Fourth, be careful with Drum Buss Boom. In this style, subtlety wins.

And fifth, always check mono. Keep the low end centered. If the kick is all over the stereo field, or if the sub disappears in mono, that’s a problem.

Here’s a pro move I really like for heavier DnB: use a multi-stage kick path. One path for transient, one for body, and maybe a third parallel grit path. Then blend them with a macro. That gives you a clean rollers version and a dirtier ragga pressure version from the same setup.

You can even go one step further and split the parallel return into a low band and a mid band, so the kick stays audible on smaller speakers without inflating sub energy. That’s a very smart way to get presence without abusing the low end.

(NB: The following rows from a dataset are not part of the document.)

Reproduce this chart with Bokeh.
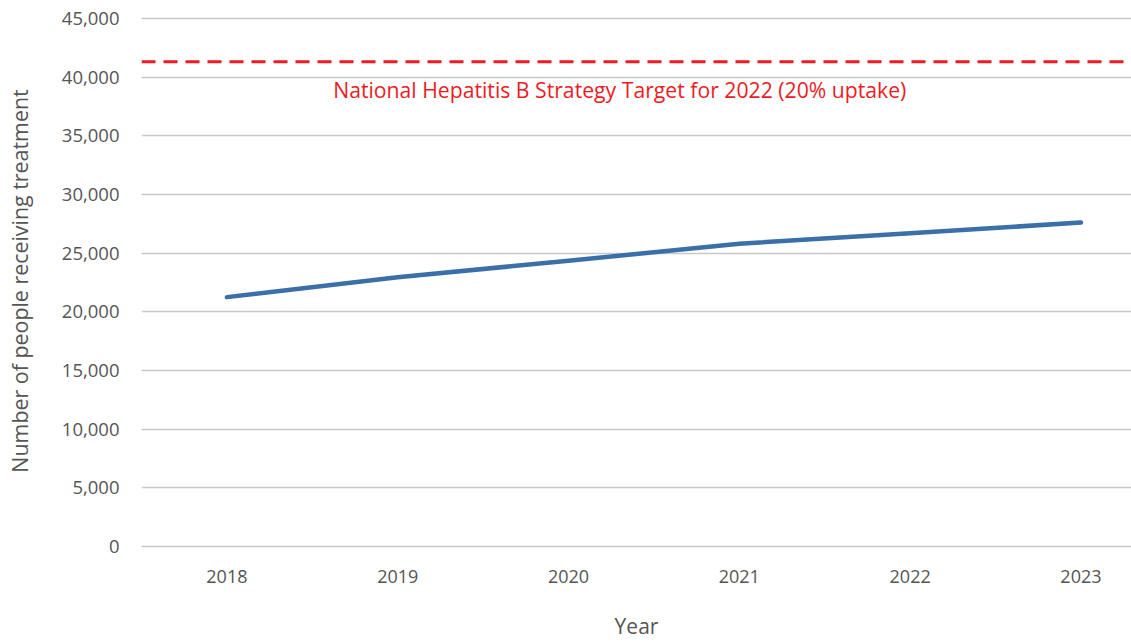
from bokeh.plotting import figure
from bokeh.models import Range1d, FixedTicker, Span, Label, NumeralTickFormatter
from bokeh.embed import file_html
from bokeh.resources import INLINE

years = [2018, 2019, 2020, 2021, 2022, 2023]
year_labels = ["2018", "2019", "2020", "2021", "2022", "2023"]
people_treated = [21250, 22950, 24350, 25800, 26700, 27600]
target_value = 41300
target_text = "National Hepatitis B Strategy Target for 2022 (20% uptake)"
y_ticks = [0, 5000, 10000, 15000, 20000, 25000, 30000, 35000, 40000, 45000]

FONT = "Open Sans"

p = figure(width=1131, height=642, output_backend="svg", toolbar_location=None,
           x_range=Range1d(2017.5, 2023.296), y_range=Range1d(-250, 45500),
           min_border_left=141, min_border_right=0, min_border_top=12, min_border_bottom=93)
p.outline_line_color = None
p.background_fill_color = "white"
p.border_fill_color = "white"

p.line(years, people_treated, line_color="#3a6fa7", line_width=4.5, line_cap="round", line_join="round")

p.add_layout(Span(location=target_value, dimension="width", line_color="#ed1c24",
                  line_width=3, line_dash="14 8"))
p.add_layout(Label(x=2020.3, y=38950, text=target_text, text_align="center", text_baseline="middle",
                   text_color="#ed1c24", text_font=FONT, text_font_size="21.2px"))

# x axis
p.xaxis.ticker = FixedTicker(ticks=years)
p.xaxis.major_label_overrides = {y: l for y, l in zip(years, year_labels)}
p.xaxis.axis_line_color = None
p.xaxis.major_tick_line_color = None
p.xaxis.minor_tick_line_color = None
p.xaxis.major_label_standoff = 14
p.xaxis.major_label_text_font = FONT
p.xaxis.major_label_text_font_size = "18px"
p.xaxis.major_label_text_color = "#555555"
p.xaxis.axis_label = "Year"
p.xaxis.axis_label_text_font = FONT
p.xaxis.axis_label_text_font_style = "normal"
p.xaxis.axis_label_text_font_size = "21px"
p.xaxis.axis_label_text_color = "#555555"
p.xaxis.axis_label_standoff = 26
p.xgrid.grid_line_color = None

# y axis
p.yaxis.ticker = FixedTicker(ticks=y_ticks)
p.yaxis.formatter = NumeralTickFormatter(format="0,0")
p.yaxis.axis_line_color = None
p.yaxis.major_tick_line_color = None
p.yaxis.minor_tick_line_color = None
p.yaxis.major_label_standoff = 16
p.yaxis.major_label_text_font = FONT
p.yaxis.major_label_text_font_size = "18.5px"
p.yaxis.major_label_text_color = "#555555"
p.yaxis.axis_label = "Number of people receiving treatment"
p.yaxis.axis_label_text_font = FONT
p.yaxis.axis_label_text_font_style = "normal"
p.yaxis.axis_label_text_font_size = "21.4px"
p.yaxis.axis_label_text_color = "#555555"
p.yaxis.axis_label_standoff = 25
p.ygrid.grid_line_color = "#c8c8c8"
p.ygrid.grid_line_width = 1.5

open("out.html", "w").write(file_html(p, INLINE))
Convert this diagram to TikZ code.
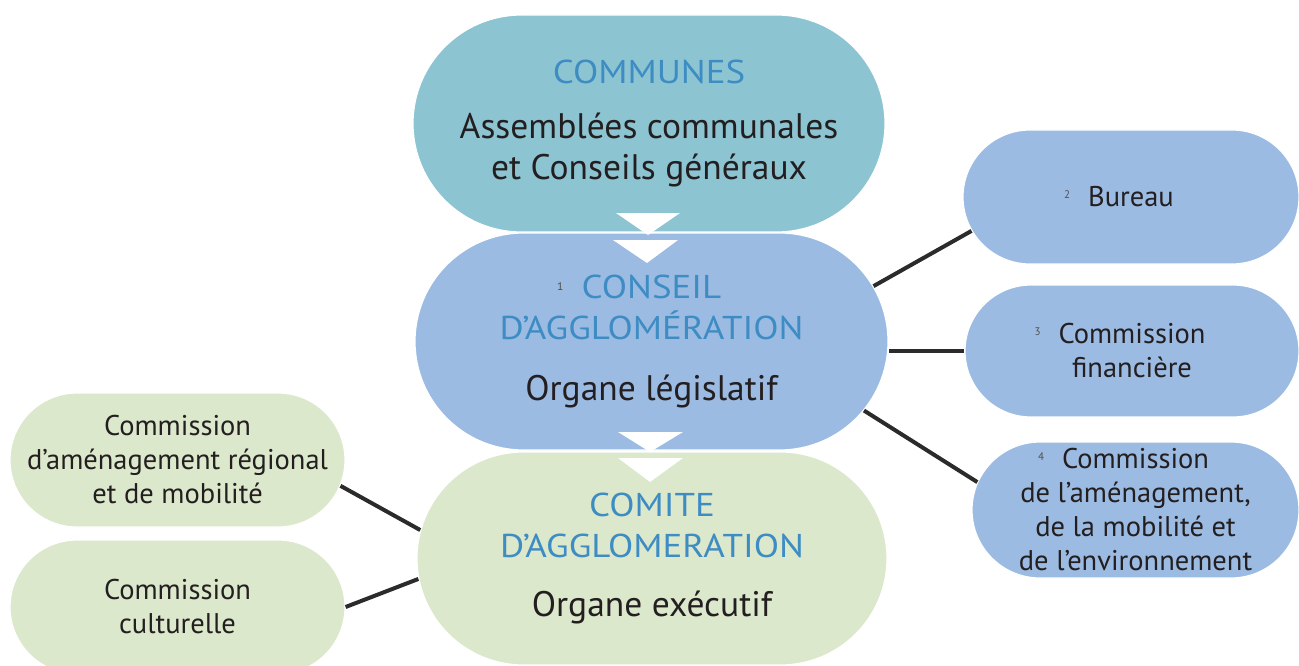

If you want more oldskool character, try a tiny pitch envelope on the kick in Simpler. A slight downward glide can make the hit feel more physical and a bit more rave-like. And if the track is harmonically busy, tune the kick body to a note that supports the bass root or a strong related tone. Even a small pitch adjustment can reduce low-end conflict.

So here’s the core takeaway.

Don’t treat the kick like a thing to just make loud. Treat it like a routed low-end element with different jobs: transient, body, and interaction with the bass. When you manage those separately in Ableton Live 12, the kick feels heavier, the bass stays clearer, and the master bus breathes. That means the whole drop hits harder, the breaks stay lively, and the ragga energy comes through with way more impact.

That’s the jungle mindset: more pressure, less clutter.

Now go build that routing, keep the headroom clean, and let the kick hit like it means it.